Different prey items suit different life stages:

  • Slings and tiny juveniles: Drosophila melanogaster (flightless fruit flies). Small, slow-moving, and easy for young spiders to catch.
  • Larger juveniles: Drosophila hydei (larger flightless fruit flies). Roughly twice the size of D. melanogaster, good for bridging the gap to bigger prey.
  • Sub-adults and adults: houseflies, blue bottle flies (Calliphora), small crickets, or curly-wing flies. Adults of larger species like Phidippus regius can take surprisingly big prey.

Flies are generally the best staple prey for jumping spiders. They trigger the hunting instinct well and are nutritionally adequate. Crickets work for larger spiders but should always be size-appropriate.

Feeding frequency

Juveniles are growing fast and need food more often. Every 2 to 3 days is a good rhythm. Adults can go every 3 to 5 days. You don't need to feed daily, and overfeeding just leads to an unnaturally distended abdomen.

A spider approaching a moult will refuse food. This is completely normal. Pre-moult food refusal can last anywhere from a few days to over a week.

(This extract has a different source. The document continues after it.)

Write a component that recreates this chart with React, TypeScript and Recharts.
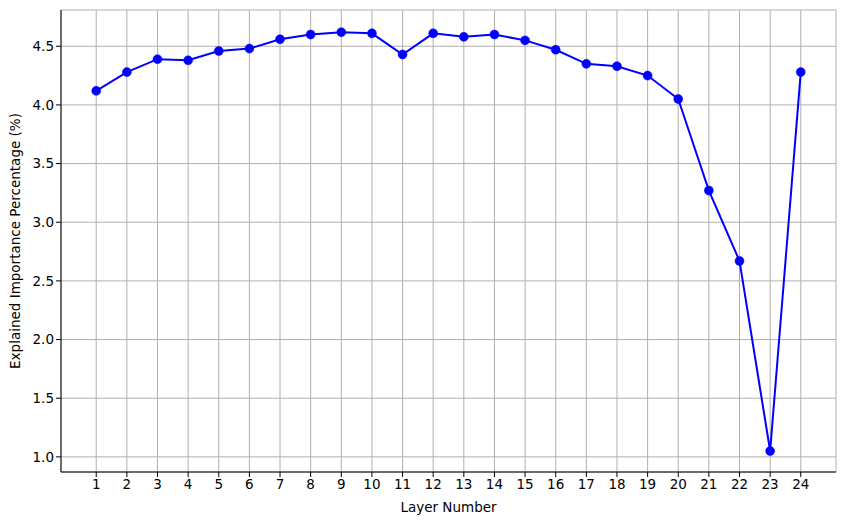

Don't keep offering prey during this period (see the section on prey refusal below).

Prey refusal

If your jumping spider stops eating, it's most likely entering pre-moult. Other signs: dull or faded colouration, less activity, and retreating into a web sac. This is a normal part of the growth cycle. Not a problem.

What IS a problem is leaving live prey in the enclosure with a spider that isn't eating. An uneaten cricket or fly left overnight can harass, stress, or even injure a moulting spider. Crickets in particular will chew on moulting spiders, which can be fatal. If your spider doesn't take the prey within a few hours, remove it.

Water

Jumping spiders drink water from droplets on surfaces. They don't use water dishes. Lightly mist one side of the enclosure every day or two to give them drinking droplets. Use dechlorinated water.

Do NOT mist directly onto the spider. Water droplets can trap very small spiders (especially slings), and sudden misting startles them. Mist the enclosure walls and decor, and let the spider find the droplets on its own.

Variety

A single prey type like fruit flies or houseflies can sustain a jumping spider just fine, but offering variety helps. Flies, small crickets, the occasional waxworm, small moths: they all have slightly different nutritional profiles.

It also keeps things interesting for the spider. Jumping spiders are smart, visual hunters, and different prey types give them different hunting challenges. You can tell they enjoy the novelty.